Et parlons-en de cette relation.
Ah, Caleb, grand brûlé dont le rapport au corps est alimenté de dégoût, de peur et de perte d'estime de soi. Caleb qui, malgré ses 150 de QI, parle et réfléchit comme s'il en avait 110. Quel genre de Caleb présenté intelligent et blessé se laisse toucher, et mieux encore, "baiser" (Comme l'aime tant dire l'auteure), la journée après la révélation de son secret de mutilé, par un homme qui ne respecte en rien ses blessures psychologiques ? le rapport au corps d'un homme traumatisé change-t-il si vite lorsqu'on a trouvé l'amour ? Peut-on se laisser "baiser" juste parce qu'on a avoué que ses vilaines brûlures sur l'arrière du corps n'avaient rien d'attirant, voire qu'elles étaient repoussante, sans émettre de réserve, de peur ou de dégoût envers le fait d'être vu ?
Une énorme incohérence qui rebute, et voire insulte.
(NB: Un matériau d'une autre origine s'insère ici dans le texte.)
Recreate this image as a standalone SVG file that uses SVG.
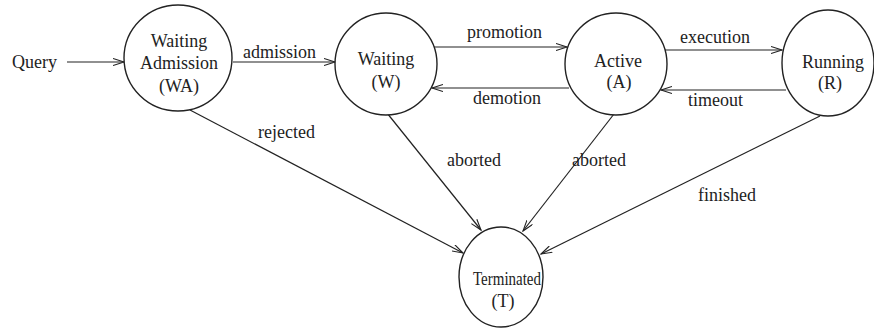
<svg xmlns="http://www.w3.org/2000/svg" width="874" height="331" viewBox="0 0 874 331">
<defs>
<marker id="arr" markerWidth="12" markerHeight="8" refX="11" refY="4" orient="auto" markerUnits="userSpaceOnUse">
<path d="M0,0.5 L11,4 L0,7.5" fill="none" stroke="#222" stroke-width="1.1"/>
</marker>
<style>
.n{fill:#fff;stroke:#222;stroke-width:1.4}
.t{font-family:"Liberation Serif","Times New Roman",serif;font-size:18px;fill:#222;text-anchor:middle}
.l{font-family:"Liberation Serif","Times New Roman",serif;font-size:18px;fill:#222}
.e{fill:none;stroke:#222;stroke-width:1.2;marker-end:url(#arr)}
</style>
</defs>
<rect width="874" height="331" fill="#fff"/>
<g id="connectors">
<line class="e" x1="67" y1="62" x2="124" y2="62"/>
<line class="e" x1="233" y1="62" x2="335" y2="62"/>
<line class="e" x1="434" y1="47" x2="567" y2="47"/>
<line class="e" x1="569" y1="88" x2="432" y2="88"/>
<line class="e" x1="665" y1="50" x2="782" y2="50"/>
<line class="e" x1="786" y1="90" x2="661" y2="90"/>
<line class="e" x1="190" y1="110" x2="463" y2="253"/>
<line class="e" x1="387" y1="113" x2="481" y2="230"/>
<line class="e" x1="614" y1="114" x2="523" y2="231"/>
<line class="e" x1="820" y1="116" x2="541" y2="254"/>
</g>
<g id="labels">
<text class="l" x="12" y="68">Query</text>
<text class="l" x="243" y="58">admission</text>
<text class="l" x="467" y="38">promotion</text>
<text class="l" x="473" y="104">demotion</text>
<text class="l" x="680" y="43">execution</text>
<text class="l" x="688" y="106">timeout</text>
<text class="l" x="258" y="138">rejected</text>
<text class="l" x="447" y="166">aborted</text>
<text class="l" x="572" y="166">aborted</text>
<text class="l" x="698" y="201">finished</text>
</g>
<g id="WA">
<ellipse class="n" cx="178" cy="58" rx="54" ry="53"/>
<text class="t" x="179" y="47">Waiting</text>
<text class="t" x="179" y="69">Admission</text>
<text class="t" x="179" y="92">(WA)</text>
</g>
<g id="W">
<circle class="n" cx="386" cy="64" r="51"/>
<text class="t" x="386" y="65">Waiting</text>
<text class="t" x="386" y="88">(W)</text>
</g>
<g id="A">
<circle class="n" cx="616" cy="64" r="51"/>
<text class="t" x="618" y="67">Active</text>
<text class="t" x="619" y="88">(A)</text>
</g>
<g id="R">
<ellipse class="n" cx="828" cy="63" rx="46" ry="53"/>
<text class="t" x="833" y="68">Running</text>
<text class="t" x="830" y="89">(R)</text>
</g>
<g id="T">
<ellipse class="n" cx="501" cy="277" rx="42" ry="50"/>
<text class="t" x="507" y="285" textLength="68" lengthAdjust="spacingAndGlyphs">Terminated</text>
<text class="t" x="503" y="307">(T)</text>
</g>
</svg>
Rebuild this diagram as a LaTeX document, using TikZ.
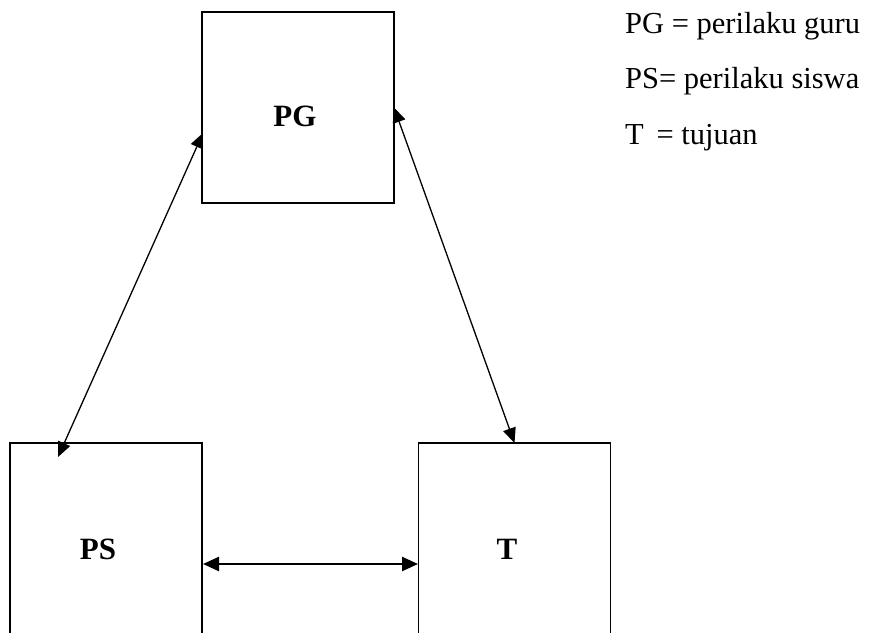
\documentclass[tikz,border=0pt]{standalone}
\usepackage{fontspec}
\setmainfont{Liberation Serif}
\usetikzlibrary{arrows.meta}
\begin{document}
\begin{tikzpicture}[x=1pt,y=-1pt,
  box/.style={draw=black,line width=1.5pt,minimum width=192pt,inner sep=0pt,outer sep=0pt},
  lbl/.style={font=\fontsize{31}{36}\selectfont\bfseries,inner sep=0pt},
  leg/.style={font=\fontsize{30.5}{36}\selectfont,anchor=base west,inner sep=0pt},
  conn/.style={line width=1.3pt,{Triangle[length=15pt,width=13pt]}-{Triangle[length=15pt,width=13pt]}},
  hconn/.style={line width=2.5pt,{Triangle[length=16pt,width=14pt]}-{Triangle[length=16pt,width=14pt]}}]
\useasboundingbox (0,0) rectangle (875,632);
\clip (0,0) rectangle (875,632);
\node[box,minimum height=191pt] (PG) at (298,107.5) {};
\node[box,minimum height=220pt] (PS) at (106,553) {};
\node[box,minimum height=220pt] (T) at (514.5,553) {};
\node[lbl] (PGt) at (295,116) {PG};
\node[lbl] (PSt) at (98,549) {PS};
\node[lbl] (Tt) at (507,549) {T};
\coordinate (a1) at (203,133);
\coordinate (a2) at (58,457);
\coordinate (h1) at (203,564);
\coordinate (h2) at (418,564);
\draw[conn] (a1) -- (a2);
\draw[conn] (PG.east) -- (T.north);
\draw[hconn] (h1) -- (h2);
\node[leg] (L1) at (625,33) {PG = perilaku guru};
\node[leg] (L2) at (625,88) {PS= perilaku siswa};
\node[leg] (L3) at (625,144) {T\,\ = tujuan};
\end{tikzpicture}
\end{document}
Les personnages secondaires ont sûrement été plus grandes déceptions encore. Abou, cliché d'une figure moralisatrice, Mac, cliché d'une figure "attendrissante" meurtrie dont le coma se passe aussi vite qu'une tournée des bars, Charles, cliché de la figure du méchant sadique qui blesse juste pour blesser parce qu'apparemment c'est tout ce qu'il fait de l'histoire, la famille d'Abou, aux personnages tellement parfaits et interchangeables que personne ne s'en rappelle tant ils servent juste à dire que "Oh oui, Rafael a vraiment trouvé une bonne famille qui l'aide".
J'ai rarement vu aussi peu de développement et d'attention mise sur les personnages figurants.
Chaque personnage a une histoire lourde de drame, qui aurait pu avoir son charme sur le drame ne devenait pas le moteur principal de l'histoire.
Chaque chapitre, Rafael se fait un peu plus blesser par ses clients brutaux, ou par le fameux Charles, ou alors c'est Mac qui s'en prend plein la tronche, ou alors Abou, ou alors... Oui, toujours un "Ou alors", parce que le drame ne s'arrête que, et encore, lorsqu'une partie de jambes en l'air est prévue entre les deux protagonistes principaux.
Cette histoire vit du drama intense, du drama répété, tout comme son homologue Clair Obscur qui suit sensiblement le même schéma.
Abysses porte bien son nom. Il traite de sujet sombres et de drames, tout le long. Peut-on se sentir concerné ? Touché ? Tant qu'on n'a pas vécu un seul des sujets traités, je pense que c'est possible, mais lorsqu'on est lié à la réalité cruelle de la vie, celle qui ne mélange pas "divertir par le drama" et "drames de la vie", on ne peut que rire jaune et se sentir offensé de lire une telle oeuvre.
J'ai encore une fois été déçue et énervée par la considération qu'on donne à la littérature LGBT, parce qu'elle mérite beaucoup mieux qu'une mise en scène sexualisée au possible et au drama non-justifié.